VGP / vgp-assembly

VGP repository for the genome assembly working group
Other
185 stars 51 forks source link

Update Bionano apps #35

Closed msimbirsky closed 5 years ago

msimbirsky commented 5 years ago

Add a command to Bionano apps that removes the colon character added into contig names and refactor the apps to use latest coding best practices

Arkarachai commented 5 years ago

Could you point me to the project that you run the test? Also, the swiss army knife will correct only the leading and trailing N of the scaffold, but not the enzyme recognition site that still mix up in Bionano NCBI output, right?

msimbirsky commented 5 years ago

That's right. The project is here: https://platform.dnanexus.com/projects/FVkzY180G2V1pxZYPKFJKxyx/monitor/job/FVzGpz80G2V4zPP81bxJpp2G

Arkarachai commented 5 years ago

This looks good, @msimbirsky . I just don't have a chance to validate your sed command because your input doesn't have such event. Also, I notice that the unscaffold output from Bionano has 'NNNN' in it which surprised me. Maybe they came from scaff10x. I didn't have access to your original input fasta (file-FVj19Xj0b7ZKGQpBBXy2K251), so I can't tell what is going on. If you didn't use 10x scaffold as input, maybe we should ping Arang and the rest to investigate.

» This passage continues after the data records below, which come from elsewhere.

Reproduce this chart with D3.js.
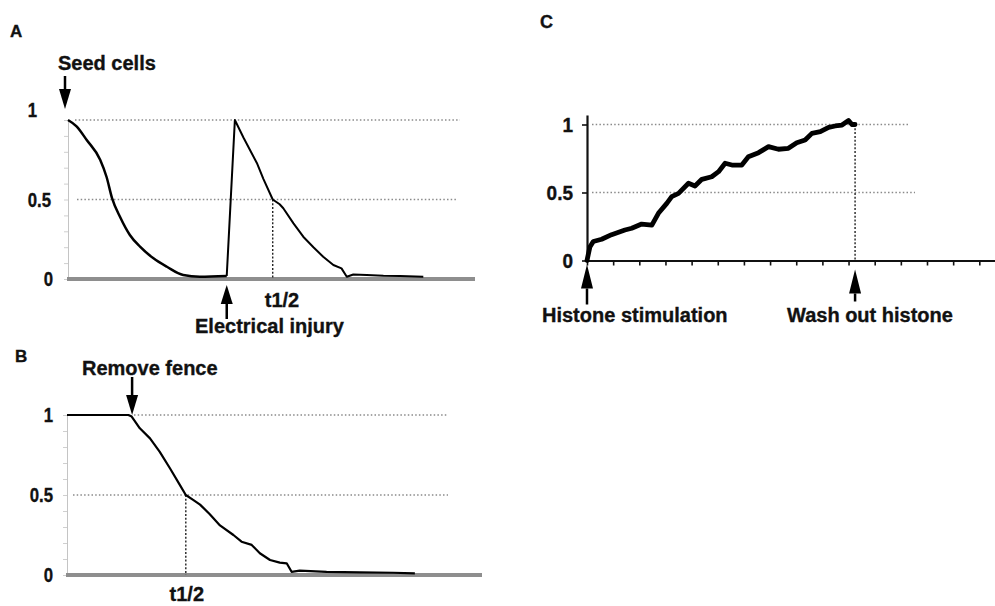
<!DOCTYPE html>
<html>
<head>
<meta charset="utf-8">
<script src="https://cdn.jsdelivr.net/npm/d3@7"></script>
<style>
  html, body { margin: 0; padding: 0; background: #fff; }
  svg { display: block; }
  text { font-family: "Liberation Sans", Arial, sans-serif; font-weight: bold; fill: #111;
         stroke: #111; stroke-width: 0.35px; }
</style>
</head>
<body>
<svg id="chart" width="995" height="606"></svg>
<script>
// ---- Panel A: seeding, then recovery after electrical injury ----
const aTime  = [0, 2.1, 4.6, 7.9, 9.5, 10.8, 12.8, 15.2, 17.7, 21.0, 24.3, 28.3, 32.4, 39.0,
                41.0, 43.1, 46.4, 48.0, 50.3, 52.0, 52.9, 55.4, 57.8, 60.3, 62.7, 65.2, 67.2,
                68.5, 70.1, 73.4, 77.5, 81.6, 87.3];
const aValue = [1.0, 0.96, 0.874, 0.75, 0.64, 0.51, 0.39, 0.277, 0.203, 0.13, 0.077, 0.025, 0.014, 0.019,
                1.0, 0.89, 0.73, 0.63, 0.5, 0.47, 0.445, 0.35, 0.266, 0.2, 0.14, 0.088, 0.067,
                0.014, 0.028, 0.025, 0.02, 0.019, 0.014];
const aSeedTime = 0;
const aInjuryTime = 39.0;
const aHalfTime = 50.3;

// ---- Panel B: fence removal ----
const bTime  = [0, 15.1, 15.9, 17.9, 20.4, 22.8, 25.3, 27.8, 29.2, 31.0, 32.7, 35.1, 37.6, 40.9,
                42.9, 45.4, 47.4, 49.9, 52.3, 54.0, 55.2, 57.2, 63.8, 72.0, 80.2, 85.5];
const bValue = [1.0, 1.0, 0.99, 0.917, 0.854, 0.77, 0.667, 0.56, 0.5, 0.47, 0.44, 0.38, 0.31, 0.25,
                0.208, 0.188, 0.136, 0.094, 0.077, 0.073, 0.02, 0.027, 0.02, 0.017, 0.014, 0.01];
const bFenceTime = 16.0;
const bHalfTime = 29.2;

// ---- Panel C: histone stimulation ----
const cTime  = [0, 0.11, 0.24, 0.56, 0.94, 1.45, 1.71, 2.09, 2.48, 2.73, 3.05, 3.24, 3.50, 3.88,
                4.13, 4.39, 4.77, 5.03, 5.28, 5.54, 5.92, 6.17, 6.56, 6.94, 7.32, 7.70, 8.02,
                8.34, 8.60, 8.92, 9.24, 9.49, 9.75, 10.0, 10.13, 10.25];
const cValue = [0.0, 0.10, 0.14, 0.156, 0.19, 0.224, 0.237, 0.268, 0.26, 0.347, 0.42, 0.47, 0.494, 0.568,
                0.548, 0.597, 0.616, 0.653, 0.715, 0.702, 0.702, 0.763, 0.793, 0.837, 0.818, 0.825, 0.866,
                0.886, 0.935, 0.947, 0.979, 0.989, 0.996, 1.03, 1.0, 1.0];
const cStimTime = 0;
const cWashTime = 10.25;
const cXTicks = d3.range(0, 16);

// shared value ticks and labels
const yTicks = [0, 0.5, 1];
const yTickLabels = ["0", "0.5", "1"];
const yMinorTicks = d3.range(0, 11).map(i => i / 10);

const svg = d3.select("#chart");

// ---------- helpers ----------
function arrow(g, x, tipY, headLen, stemLen, dir) {
  // dir = 1 points down, -1 points up
  const baseY = tipY - dir * headLen;
  g.append("line")
    .attr("x1", x).attr("x2", x)
    .attr("y1", baseY).attr("y2", baseY - dir * stemLen)
    .attr("stroke", "#000").attr("stroke-width", 2.5);
  g.append("path")
    .attr("d", `M${x},${tipY} L${x - 6},${baseY} L${x + 6},${baseY} Z`)
    .attr("fill", "#000");
}

function dottedH(g, y, x1, x2) {
  g.append("line").attr("x1", x1).attr("x2", x2).attr("y1", y).attr("y2", y)
    .attr("stroke", "#8a8a8a").attr("stroke-width", 1.3).attr("stroke-dasharray", "1.5,2.2");
}
function dottedV(g, x, y1, y2) {
  g.append("line").attr("x1", x).attr("x2", x).attr("y1", y1).attr("y2", y2)
    .attr("stroke", "#222").attr("stroke-width", 1.4).attr("stroke-dasharray", "2,1.8");
}

function condensedLabel(g, x, y, txt, anchor, size, sx) {
  g.append("g").attr("transform", `translate(${x},${y}) scale(${sx},1)`)
    .append("text").attr("text-anchor", anchor)
    .attr("font-size", size).text(txt);
}

// gray-axis panel (A and B)
function grayPanel(g, x, y, xEnd, labelOffsets) {
  // light vertical axis with minor ticks
  const ax = g.append("g").attr("transform", `translate(${x(0)},0)`)
    .call(d3.axisLeft(y).tickValues(yMinorTicks).tickSize(4).tickSizeOuter(0).tickFormat(""));
  ax.select(".domain").attr("stroke", "#c4c4c4").attr("stroke-width", 1);
  ax.selectAll(".tick line").attr("stroke", "#cfcfcf");
  // thick gray baseline
  g.append("line").attr("x1", x(0) - 1).attr("x2", xEnd).attr("y1", y(0)).attr("y2", y(0))
    .attr("stroke", "#8e8e8e").attr("stroke-width", 4);
  // value labels
  yTicks.forEach((v, i) => {
    const o = labelOffsets[i];
    condensedLabel(g, 53 + o[0], y(v) + 7 + o[1], yTickLabels[i], "end", 20, 0.84);
  });
}

// ---------- Panel A ----------
const gA = svg.append("g");
const xA = d3.scaleLinear([0, 100], [68, 475]);
const yA = d3.scaleLinear([0, 1], [279, 120]);
gA.append("text").attr("x", 10).attr("y", 37).attr("font-size", 17).text("A");
dottedH(gA, yA(1), 75, 460);
dottedH(gA, yA(0.5), 77, 458);
grayPanel(gA, xA, yA, 475, [[0, 0], [-2, 0], [-16, -10]]);
dottedV(gA, xA(aHalfTime), yA(0.5), yA(0));
const aPts = aTime.map((t, i) => [t, aValue[i]]);
const aSplit = aTime.indexOf(aInjuryTime);
// smooth initial decline after seeding
gA.append("path")
  .datum(aPts.slice(0, aSplit + 1))
  .attr("d", d3.line().curve(d3.curveMonotoneX).x(d => xA(d[0])).y(d => yA(d[1])))
  .attr("fill", "none").attr("stroke", "#000").attr("stroke-width", 2.5);
// spike at injury and the noisy recovery trace
gA.append("path")
  .datum(aPts.slice(aSplit))
  .attr("d", d3.line().x(d => xA(d[0])).y(d => yA(d[1])))
  .attr("fill", "none").attr("stroke", "#000").attr("stroke-width", 2)
  .attr("stroke-linejoin", "round");
arrow(gA, xA(aSeedTime) - 3, yA(1) - 11, 20, 13, 1);
gA.append("text").attr("x", 58).attr("y", 70).attr("font-size", 20).text("Seed cells");
arrow(gA, xA(aInjuryTime), yA(0) + 6, 19, 15, -1);
gA.append("text").attr("x", 282).attr("y", 307).attr("font-size", 20)
  .attr("text-anchor", "middle").text("t1/2");
gA.append("text").attr("x", 195).attr("y", 333).attr("font-size", 20).text("Electrical injury");

// ---------- Panel B ----------
const gB = svg.append("g");
const xB = d3.scaleLinear([0, 102], [67, 482]);
const yB = d3.scaleLinear([0, 1], [575, 415]);
gB.append("text").attr("x", 15).attr("y", 362).attr("font-size", 17).text("B");
dottedH(gB, yB(1), 134, 447);
dottedH(gB, yB(0.5), 73, 448);
grayPanel(gB, xB, yB, 482, [[0, 0], [0, 0], [0, 0]]);
dottedV(gB, xB(bHalfTime), yB(0.5), yB(0));
gB.append("path")
  .datum(bTime.map((t, i) => [t, bValue[i]]))
  .attr("d", d3.line().x(d => xB(d[0])).y(d => yB(d[1])))
  .attr("fill", "none").attr("stroke", "#000").attr("stroke-width", 2.2)
  .attr("stroke-linejoin", "round");
arrow(gB, xB(bFenceTime), yB(1), 20, 18, 1);
gB.append("text").attr("x", 82).attr("y", 375).attr("font-size", 20).text("Remove fence");
gB.append("text").attr("x", xB(bHalfTime) + 1).attr("y", 601).attr("font-size", 20)
  .attr("text-anchor", "middle").text("t1/2");

// ---------- Panel C ----------
const gC = svg.append("g");
const xC = d3.scaleLinear([0, 15.6], [587, 995]);
const yC = d3.scaleLinear([0, 1.07], [260.5, 260.5 - 136 * 1.07]);
gC.append("text").attr("x", 540).attr("y", 28).attr("font-size", 18).text("C");
dottedH(gC, yC(1), 592, 910);
dottedH(gC, yC(0.5), 592, 915);
dottedV(gC, xC(cWashTime), yC(1), yC(0));

const axC = gC.append("g").attr("transform", `translate(0,${yC(0)})`)
  .call(d3.axisBottom(xC).tickValues(cXTicks).tickSize(5).tickSizeOuter(0).tickFormat(""));
axC.select(".domain").attr("stroke", "#111").attr("stroke-width", 2.2);
axC.selectAll(".tick line").attr("stroke", "#111").attr("stroke-width", 1.6);

const ayC = gC.append("g").attr("transform", `translate(${xC(0)},0)`)
  .call(d3.axisLeft(yC).tickValues(yTicks).tickSize(5).tickSizeOuter(0).tickFormat(""));
ayC.select(".domain").attr("stroke", "#111").attr("stroke-width", 2.2);
ayC.selectAll(".tick line").attr("stroke", "#111").attr("stroke-width", 1.6);
yTicks.forEach((v, i) => {
  condensedLabel(gC, 573, yC(v) + 7, yTickLabels[i], "end", 20, 0.95);
});

gC.append("path")
  .datum(cTime.map((t, i) => [t, cValue[i]]))
  .attr("d", d3.line().x(d => xC(d[0])).y(d => yC(d[1])))
  .attr("fill", "none").attr("stroke", "#000").attr("stroke-width", 4.8)
  .attr("stroke-linejoin", "round").attr("stroke-linecap", "round");

arrow(gC, xC(cStimTime), yC(0) + 4, 24, 16, -1);
arrow(gC, xC(cWashTime), yC(0) + 9, 24, 8, -1);
gC.append("text").attr("x", 542).attr("y", 322).attr("font-size", 20).text("Histone stimulation");
gC.append("text").attr("x", 787).attr("y", 322).attr("font-size", 20).text("Wash out histone");
</script>
</body>
</html>
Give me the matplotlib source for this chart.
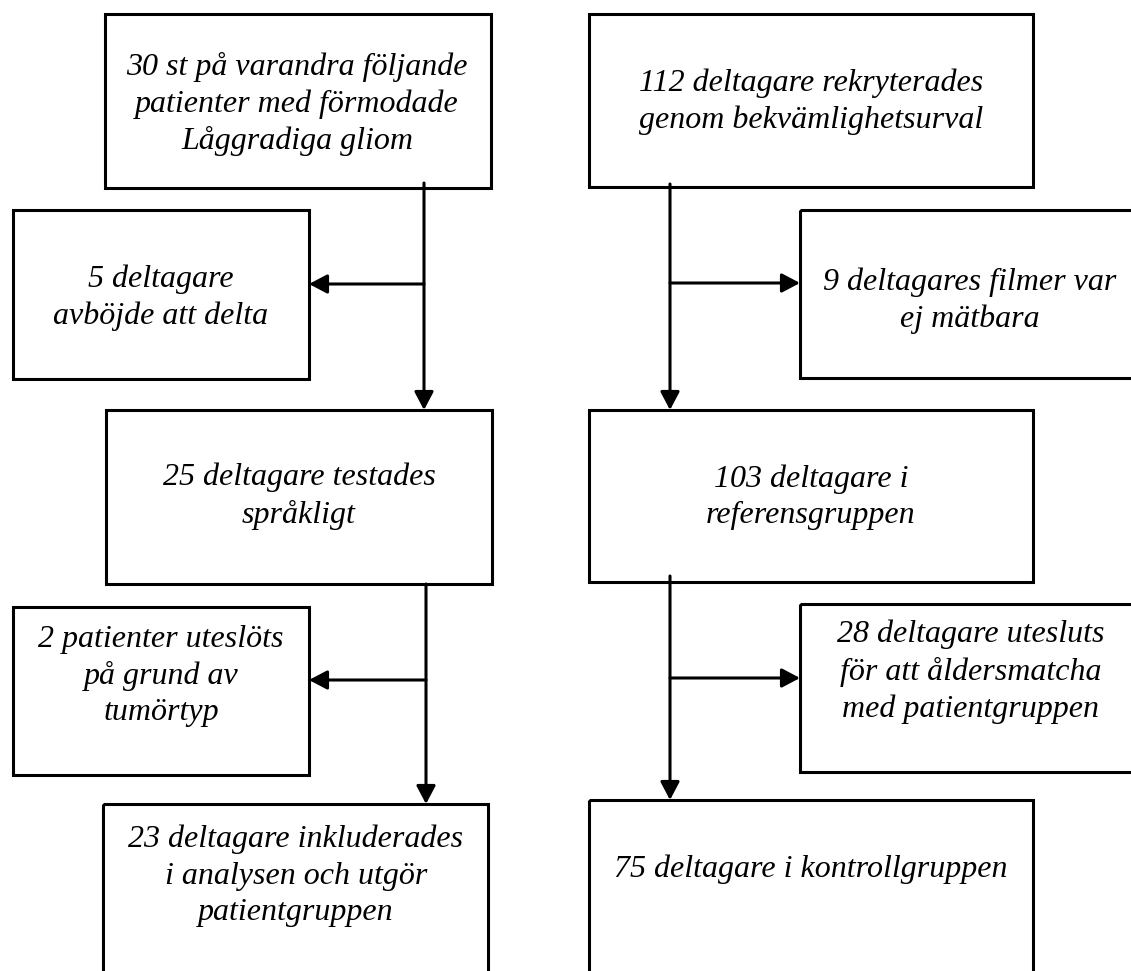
import matplotlib
matplotlib.use("Agg")
import matplotlib.pyplot as plt
from matplotlib.patches import Rectangle

W, H = 1131, 971

# Flowchart content
labels = [
    "30 st på varandra följande\npatienter med förmodade\nLåggradiga gliom",
    "5 deltagare\navböjde att delta",
    "25 deltagare testades\nspråkligt",
    "2 patienter uteslöts\npå grund av\ntumörtyp",
    "23 deltagare inkluderades\ni analysen och utgör\npatientgruppen",
    "112 deltagare rekryterades\ngenom bekvämlighetsurval",
    "9 deltagares filmer var\nej mätbara",
    "103 deltagare i\nreferensgruppen",
    "28 deltagare utesluts\nför att åldersmatcha\nmed patientgruppen",
    "75 deltagare i kontrollgruppen",
]
# box geometry (pixels): left, top, right, bottom
box_left = [105, 13, 106, 13, 103, 589, 800, 589, 800, 589]
box_top = [14, 210, 410, 607, 804, 14, 210, 410, 604, 800]
box_right = [491, 309, 492, 309, 488, 1033, 1140, 1033, 1140, 1033]
box_bottom = [188, 379, 584, 775, 990, 187, 378, 582, 772, 990]
# text centre (pixels)
text_x = [297, 161, 299, 161, 296, 811, 970, 811, 971, 811]
text_y = [104, 298, 496, 676, 876, 102, 301, 497, 672, 869]

# connectors: (x0, y0) -> (x1, y1)
arrow_x0 = [424, 424, 426, 426, 670, 670, 670, 670]
arrow_y0 = [183, 284, 584, 680, 184, 283, 576, 678]
arrow_x1 = [424, 309, 426, 309, 670, 800, 670, 800]
arrow_y1 = [410, 284, 804, 680, 410, 283, 800, 678]

fig = plt.figure(figsize=(W / 100, H / 100), dpi=100)
ax = fig.add_axes([0, 0, 1, 1])
ax.set_xlim(0, W)
ax.set_ylim(H, 0)
ax.axis("off")

LW = 2.2
for l, t, r, b, s, tx, ty in zip(box_left, box_top, box_right, box_bottom, labels, text_x, text_y):
    ax.add_patch(Rectangle((l, t), r - l, b - t, fill=False, edgecolor="black",
                           linewidth=LW, joinstyle="miter", clip_on=False))
    ax.text(tx, ty, s, ha="center", va="center", multialignment="center",
            fontsize=23, fontstyle="italic", family="Liberation Serif",
            linespacing=1.33)

for x0, y0, x1, y1 in zip(arrow_x0, arrow_y0, arrow_x1, arrow_y1):
    ax.annotate("", xy=(x1, y1), xytext=(x0, y0),
                arrowprops=dict(arrowstyle="-|>,head_length=11,head_width=5.8",
                                mutation_scale=1, color="black", lw=LW,
                                shrinkA=0, shrinkB=0))

fig.savefig("out.png", dpi=100, facecolor="white")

msimbirsky commented 5 years ago

@Arkarachai I do not see any N's in the input fasta file so they must be added by Bionano. Possibly from the restriction enzyme sites.

Arkarachai commented 5 years ago

The NNN is present in the first sequence. dx cat project-FVkzY180G2V1pxZYPKFJKxyx:file-FVzKXk80j2zYYjvq4160x20y | zcat | less

Scaff10x_0_subseq_13154162_13245134_obj I see at least two of them in the If the NNN is added by Bionano, I'm a bit surprised whey they call this unscaffold. Could you grant me access to the input files? file-FVj19Xj0b7ZKGQpBBXy2K251 file-FQ03XKQ0b7ZJBxKb4Bgk9qqj

msimbirsky commented 5 years ago

The inputs are in the project bCatUst1 project which is shared with org-vgp. Are you part of this org? If not you should ask Arang to be added.

msimbirsky commented 5 years ago

I will go ahead and published the new app versions since the unscaffolded issue is unrelated.